A conservation group’s efforts to establish a large prairie-based wildlife reserve in northeast Montana took a giant step forward this week. The American Prairie Reserve (APR) announced the purchase of the 150,000-acre South Ranch near Glasgow, which more than doubles the group’s holdings in the area.
APR’s goals are to “assemble a multi-million acre wildlife park that will conserve the species-rich grasslands of Montana’s legendary Great Plains for the enjoyment of future generations.”
Many local ranchers are critical of APR’s plans and believe the trend of outside money buying Montana ranch land is a detriment to the community and endangers a way of life.
The Bozeman-based APR has raised $48 million through contributions and pledges, and says it hopes to spend $500 million on land acquisition over the next 20 to 30 years. The group targets land adjacent to Montana’s C.M. Russell National Wildlife Refuge for acquisition in an effort to maximize the scope of a large grasslands wildlife preserve. Prior to the purchase of the South Ranch, APR claimed to own or lease 123,000 acres in the area.
Specifically, APR’s mission is to “create and manage a prairie-based wildlife reserve that, when combined with public lands already devoted to wildlife, will protect a unique natural habitat, provide lasting economic benefits and improve public access to and enjoyment of the prairie landscape.”
Eventually, American Prairie Reserve envisions a herd of 10,000 buffalo roaming its land and adjacent federal and state lands.
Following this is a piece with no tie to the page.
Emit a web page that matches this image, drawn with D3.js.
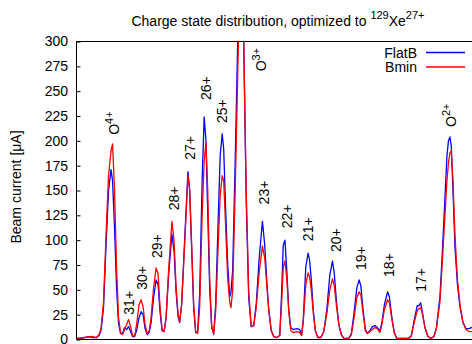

The Montana Stockgrowers Association is skeptical of the idea of a free-roaming herd of buffalo. “Have Montanans expressed a true desire to see more bison, or is the pressure coming from outside our state?” asks Stockgrowers president Watty Taylor. “We do not know of any area in Montana where the local community is clamoring for a truly free roaming bison herd.”
Indeed, Taylor and others note there are already several bison herds in Montana, and a large free-roaming herd is unlikely to provide benefits for the animals or Montanans.
Major donors to the American Prairie Reserve include candy industry billionaires John and Adrienne Mars, who have provided at least $5 million, and brother Forrest Mars Jr. who has given at least $500,000. A California venture capitalist has also donated at least $2.5 million.
“They keep saying they’re saving it,” Vicki Olson, a reserve opponent and third-generation Phillips County rancher told the Associated Press. “If they get their way, they’re going to sell it back to the government and they’re going to take it off the tax rolls. It’s going to kill the community economically.”